I’ve read several posts about towing and how many like the tow rope that attaches via belt to the tower’s waist (w quick release). Are all tow ropes attached to the tower’s waist? Why not just attach to the back deck? Are their cases for both or just comfort-based?
Why would you need shorter vs longer tow ropes?
What is a contact tow?
In sequence - the single most important feature of a tow rope is the ability to quickly release it. Not being able to do that creates a safety risk that can put both boats at risk, should something happen where the boat being towed is too destabilizing for the boat doing the towing. Having a waist mounted belt means it is very fast to release the tow rope. Having it on the deck can make that less easy depending on the details of where and how it is mounted.
Longer versus shorter lines are based on conditions. In a flat water situation you can go with shorter lengths, if conditions are dicey you may need more space between the two boats to avoid collisions. That is why you often see a longer line daisy chained in the bag, because the paddler has anticipated that if a tow line is needed a shorter one will for the conditions that day.
Contact tow is a very short line, usually from the perimeter line of the boat, that is used when you are going to bring someone in so close that you are pretty much bumping their boat. It can be helpful if a paddler is incapacitated enough to need support from another paddler to stay upright in their boat or for a quick short tow. The bit about supporting another paddler can get very tricky, so this is not something for people without some serious skills time to try.
I have also used a contact tow to move random debris short distances.
The biggest point - No one should try to use a tow line in a real life situation without having practiced with it first. Trying an assist that puts the rescuer in the water just makes things worse.

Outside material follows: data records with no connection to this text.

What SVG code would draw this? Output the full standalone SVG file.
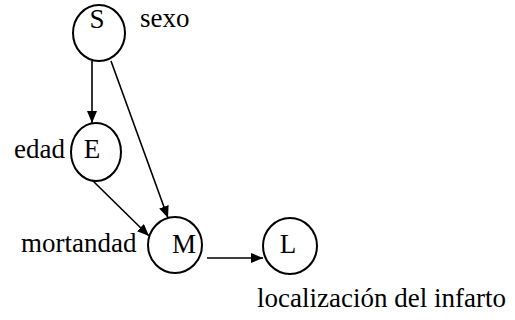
<svg xmlns="http://www.w3.org/2000/svg" width="515" height="320" viewBox="0 0 515 320">
  <style>
    .node { fill: none; stroke: #000; stroke-width: 2; }
    .edge { stroke: #000; stroke-width: 1.6; fill: none; marker-end: url(#arrow); }
    .lbl { font-family: "Liberation Serif", "Times New Roman", serif; font-size: 27px; fill: #000; }
    .mid { text-anchor: middle; }
  </style>
  <defs>
    <marker id="arrow" markerUnits="userSpaceOnUse" markerWidth="13" markerHeight="11" refX="12" refY="5" orient="auto">
      <path d="M0,0 L12,5 L0,10 z" fill="#000"/>
    </marker>
  </defs>

  <g id="connectors">
    <line class="edge" x1="92" y1="61" x2="92" y2="123"/>
    <line class="edge" x1="111" y1="61" x2="168" y2="218"/>
    <line class="edge" x1="92" y1="180" x2="149" y2="236"/>
    <line class="edge" x1="207" y1="258" x2="263" y2="258"/>
  </g>

  <g id="node-S">
    <ellipse class="node" cx="99" cy="33" rx="26" ry="28"/>
    <text class="lbl mid" x="97" y="28">S</text>
    <text class="lbl" x="140" y="27">sexo</text>
  </g>

  <g id="node-E">
    <ellipse class="node" cx="96" cy="152" rx="25" ry="29"/>
    <text class="lbl mid" x="92" y="158">E</text>
    <text class="lbl" x="14" y="158">edad</text>
  </g>

  <g id="node-M">
    <ellipse class="node" cx="175" cy="245" rx="27" ry="28"/>
    <text class="lbl mid" x="184" y="253">M</text>
    <text class="lbl" x="21" y="252">mortandad</text>
  </g>

  <g id="node-L">
    <ellipse class="node" cx="290" cy="246" rx="27" ry="28"/>
    <text class="lbl mid" x="288" y="253">L</text>
    <text class="lbl" x="257" y="307">localización del infarto</text>
  </g>
</svg>
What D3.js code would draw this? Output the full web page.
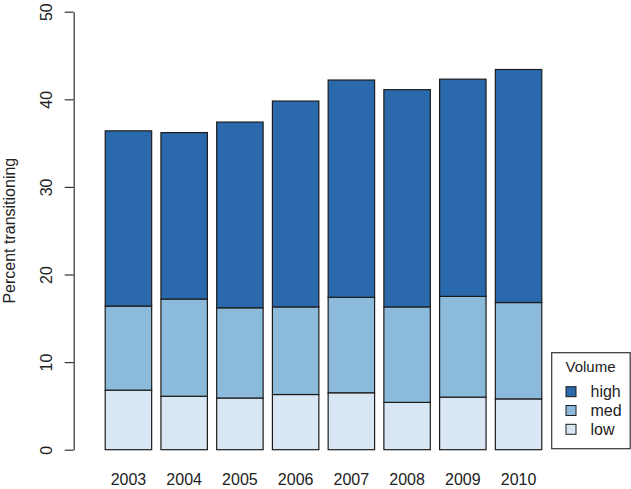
<!DOCTYPE html>
<html>
<head>
<meta charset="utf-8">
<script src="https://cdn.jsdelivr.net/npm/d3@7"></script>
<style>
  body { margin: 0; background: #fff; }
  text { font-family: "Liberation Sans", Arial, sans-serif; fill: #222; }
</style>
</head>
<body>
<div id="chart"></div>
<script>
// data
const years = ["2003", "2004", "2005", "2006", "2007", "2008", "2009", "2010"];
const low  = [6.8, 6.1, 5.9, 6.3, 6.5, 5.4, 6.0, 5.8];
const med  = [9.6, 11.1, 10.3, 10.0, 10.9, 10.9, 11.5, 11.0];
const high = [20.0, 19.0, 21.2, 23.5, 24.8, 24.8, 24.8, 26.6];
const yTicks = [0, 10, 20, 30, 40, 50];
const seriesNames = ["low", "med", "high"];
const colors = { high: "#2a6aac", med: "#8bbada", low: "#d9e6f3" };

const W = 631, H = 489;
const svg = d3.select("#chart").append("svg")
  .attr("width", W).attr("height", H);

const y = d3.scaleLinear().domain([0, 50]).range([449.7, 11.7]);
const x = d3.scaleBand().domain(years).range([95, 552]).paddingInner(0.2 / 1.2).paddingOuter(0.2 / 1.2 / 2 + 0.1);

// stack
const rows = years.map((yr, i) => ({ year: yr, low: low[i], med: med[i], high: high[i] }));
const stacked = d3.stack().keys(seriesNames)(rows);

svg.append("g")
  .selectAll("g")
  .data(stacked)
  .join("g")
  .attr("fill", d => colors[d.key])
  .selectAll("rect")
  .data(d => d)
  .join("rect")
  .attr("x", d => x(d.data.year))
  .attr("width", x.bandwidth())
  .attr("y", d => y(d[1]))
  .attr("height", d => y(d[0]) - y(d[1]))
  .attr("stroke", "#1c1c1c")
  .attr("stroke-width", 1.2);

// y axis (R style, rotated labels)
const yAxis = svg.append("g")
  .attr("transform", "translate(73.7,0)")
  .call(d3.axisLeft(y).tickValues(yTicks).tickSize(9).tickPadding(0).tickSizeOuter(0));
yAxis.select(".domain").attr("stroke", "#333").attr("stroke-width", 1.2);
yAxis.selectAll(".tick line").attr("stroke", "#333").attr("stroke-width", 1.2);
yAxis.selectAll(".tick text")
  .attr("x", null).attr("dy", null)
  .attr("text-anchor", "middle")
  .attr("transform", "translate(-22,0) rotate(-90)")
  .style("font-size", "16px")
  .style("font-family", "'Liberation Sans', Arial, sans-serif")
  .attr("fill", "#222");

svg.append("text")
  .attr("transform", `translate(14.5,${(y(0) + y(50)) / 2}) rotate(-90)`)
  .attr("text-anchor", "middle")
  .style("font-size", "16px")
  .text("Percent transitioning");

// x labels
svg.append("g")
  .selectAll("text")
  .data(years)
  .join("text")
  .attr("x", d => x(d) + x.bandwidth() / 2)
  .attr("y", 485)
  .attr("text-anchor", "middle")
  .style("font-size", "16px")
  .text(d => d);

// legend
const legend = svg.append("g");
legend.append("rect")
  .attr("x", 551.7).attr("y", 352.7)
  .attr("width", 78.5).attr("height", 96)
  .attr("fill", "#fff").attr("stroke", "#333").attr("stroke-width", 1.2);
legend.append("text")
  .attr("x", 590.5).attr("y", 372)
  .attr("text-anchor", "middle")
  .style("font-size", "15px")
  .text("Volume");
const legendKeys = ["high", "med", "low"];
legendKeys.forEach((k, i) => {
  const cy = 391.7 + i * 18.8;
  legend.append("rect")
    .attr("x", 566).attr("y", cy - 5)
    .attr("width", 10).attr("height", 10)
    .attr("fill", colors[k]).attr("stroke", "#1c1c1c").attr("stroke-width", 1);
  legend.append("text")
    .attr("x", 590.5).attr("y", cy + 5.5)
    .style("font-size", "16px")
    .text(k);
});
</script>
</body>
</html>
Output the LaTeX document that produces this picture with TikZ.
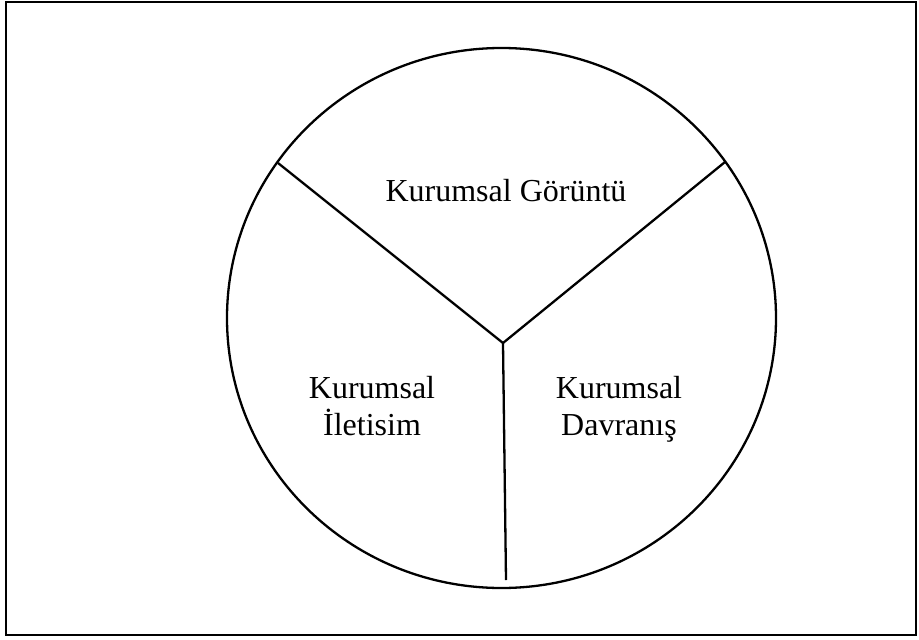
\documentclass[tikz,border=0pt]{standalone}
\usepackage{fontspec}
\setmainfont{Liberation Serif}
\begin{document}
\begin{tikzpicture}[x=1pt,y=-1pt,
  lbl/.style={anchor=base,inner sep=0pt,font=\fontsize{32}{37}\selectfont},
  frame/.style={draw=black,line width=2.4pt},
  divider/.style={draw=black,line width=2.3pt}]
\useasboundingbox (0,0) rectangle (919,640);
\draw[frame] (6,2) rectangle (916,635);
\draw[divider] (501.5,318) ellipse [x radius=274.5, y radius=270];
\coordinate (hub) at (503,343);
\coordinate (endL) at (278,163);
\coordinate (endR) at (725,162);
\coordinate (endB) at (506,580);
\draw[divider] (hub) -- (endL);
\draw[divider] (hub) -- (endR);
\draw[divider] (hub) -- (endB);
\node[lbl] (gor) at (506,201) {Kurumsal Görüntü};
\node[lbl] (il1) at (372,398) {Kurumsal};
\node[lbl] (il2) at (372,435) {İletisim};
\node[lbl] (dv1) at (619,398) {Kurumsal};
\node[lbl] (dv2) at (619,435) {Davranış};
\end{tikzpicture}
\end{document}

Expanding on @Celia’s excellent answer:
On short versus long, the example I have always heard on the long line is for towing in rolling waves (the type of thing where people would do “downwind” paddles on). If the person being towed is too close behind you, as a wave comes in under them from behind and starts to surf them, they could collide with the person doing the towing. Definitely a safety consideration. So that is one example of when you want a long tow line (the distance greater than that of 2 waves is optimal).
One of the primary reasons that waist tows are popular is that they are higher above the deck, so they’re less likely to snag on items stowed on the aft deck (like spare paddles, paddle floats, etc.), on raised hatch covers, or on the stern end of the boat. You can also quickly spin it around if you need to tow in reverse, such as when pulling someone out of rocks or a surf zone. Additionally, you can give a waist tow to another paddler to use, if need be. Obviously, you can’t do that with a deck-mounted tow, unless the boat is specifically set up to use it. There are several types, so that’s really not practical.
Celia’s point about practicing with a tow in advance is crucial to safety. A tow can go wrong really quickly and turn into a major safety hazard. Ideally, at least three people should be part of a tow, the “victim” being towed, at least one person towing and a safety paddler who keeps an eye on the process from beside the victim’s boat to alert the towing paddler(s) of any problems (snags, capsizes, approaching boats, etc.). They also need to keep an eye on any additional paddlers in the group, in case they run into trouble. In some cases, another paddler will have to raft with and stabilize the victim to keep them upright.
I’ve been involved in a lot of practice scenarios and one real-life case where someone was suddenly unable to paddle or stay upright in the middle of a mile-long open water crossing. We needed a towing paddler, a stabilizing boat, me as the safety paddler and I ended up having to rescue another member of the group who capsized. Fortunately, the conditions weren’t too rough and it all worked out, but it was a good lesson in how quickly things can go completely sideways.
Here is Gordon Brown’s video on Contact tow… https://www.youtube.com/watch?v=1OhowpFVDe8
I often use the contact tow line for securing the boat at a lunch stop, etc. Everything has more than one use.
Strapping the tow line to my waist makes paddling easier. If I strap it to my stern carry-handle, I cannot turn and the drag makes me struggle.
If I attach the tow-line to my waist, I don’t even know I am towing someone.
Whoever told you that it was OK to attach a tow line to the stern of your boat? That’s really dangerous and you should NEVER do that!
May I suggest a rescues class with towing. Most towing situations are unique even for simply a tired paddler. Contact tows are excellent if you know how/when to use them.
Most tow situations call for a long line tow lines (40-50 ft) but occasionally are too long so you might need a short tow (20-25 ft) for the situation. You definitely want a long/short tow line attached to your waist with an easy to use quick release should the situation turn bad.